[start]

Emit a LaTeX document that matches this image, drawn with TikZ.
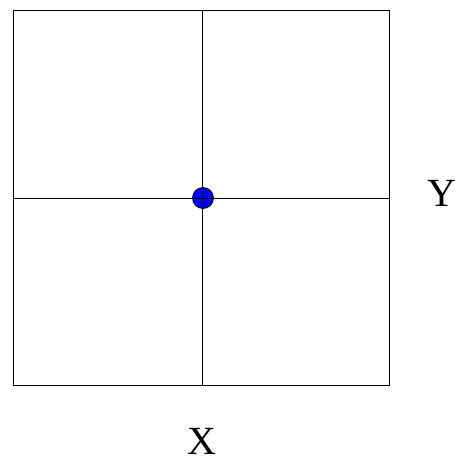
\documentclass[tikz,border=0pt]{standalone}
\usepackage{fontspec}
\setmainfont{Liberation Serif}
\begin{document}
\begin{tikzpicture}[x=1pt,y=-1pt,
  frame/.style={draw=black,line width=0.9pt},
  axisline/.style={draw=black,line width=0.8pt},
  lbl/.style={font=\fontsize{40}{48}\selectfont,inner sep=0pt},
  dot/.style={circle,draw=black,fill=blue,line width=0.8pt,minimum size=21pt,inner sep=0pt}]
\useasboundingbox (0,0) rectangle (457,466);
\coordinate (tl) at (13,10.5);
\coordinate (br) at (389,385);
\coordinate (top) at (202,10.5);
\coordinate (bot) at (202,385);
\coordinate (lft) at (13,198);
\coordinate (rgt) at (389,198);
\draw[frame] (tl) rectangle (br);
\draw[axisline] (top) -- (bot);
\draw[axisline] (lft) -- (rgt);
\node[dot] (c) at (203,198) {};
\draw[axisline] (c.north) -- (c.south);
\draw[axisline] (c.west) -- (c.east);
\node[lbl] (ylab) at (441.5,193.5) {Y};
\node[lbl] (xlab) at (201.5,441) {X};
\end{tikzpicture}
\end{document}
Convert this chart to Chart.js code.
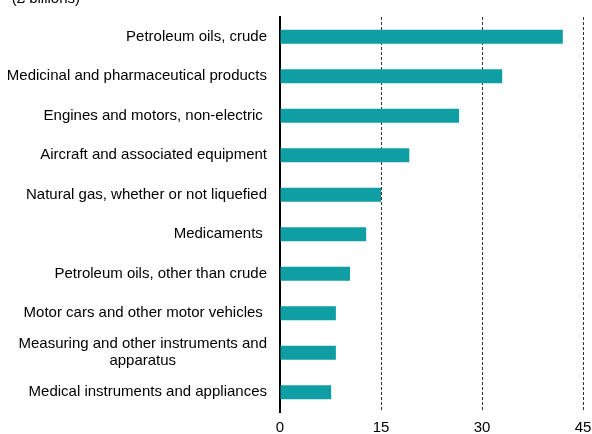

[end]

Set problem | Repeat the lines above exactly, and keep every picture out.

Answer for the task |
Emit a LaTeX document that matches this image, drawn with TikZ.
\documentclass[tikz,border=0pt]{standalone}
\usepackage{fontspec}
\setmainfont{Liberation Serif}
\begin{document}
\begin{tikzpicture}[x=1pt,y=-1pt,
  frame/.style={draw=black,line width=0.9pt},
  axisline/.style={draw=black,line width=0.8pt},
  lbl/.style={font=\fontsize{40}{48}\selectfont,inner sep=0pt},
  dot/.style={circle,draw=black,fill=blue,line width=0.8pt,minimum size=21pt,inner sep=0pt}]
\useasboundingbox (0,0) rectangle (457,466);
\coordinate (tl) at (13,10.5);
\coordinate (br) at (389,385);
\coordinate (top) at (202,10.5);
\coordinate (bot) at (202,385);
\coordinate (lft) at (13,198);
\coordinate (rgt) at (389,198);
\draw[frame] (tl) rectangle (br);
\draw[axisline] (top) -- (bot);
\draw[axisline] (lft) -- (rgt);
\node[dot] (c) at (203,198) {};
\draw[axisline] (c.north) -- (c.south);
\draw[axisline] (c.west) -- (c.east);
\node[lbl] (ylab) at (441.5,193.5) {Y};
\node[lbl] (xlab) at (201.5,441) {X};
\end{tikzpicture}
\end{document}
Convert this chart to Chart.js code.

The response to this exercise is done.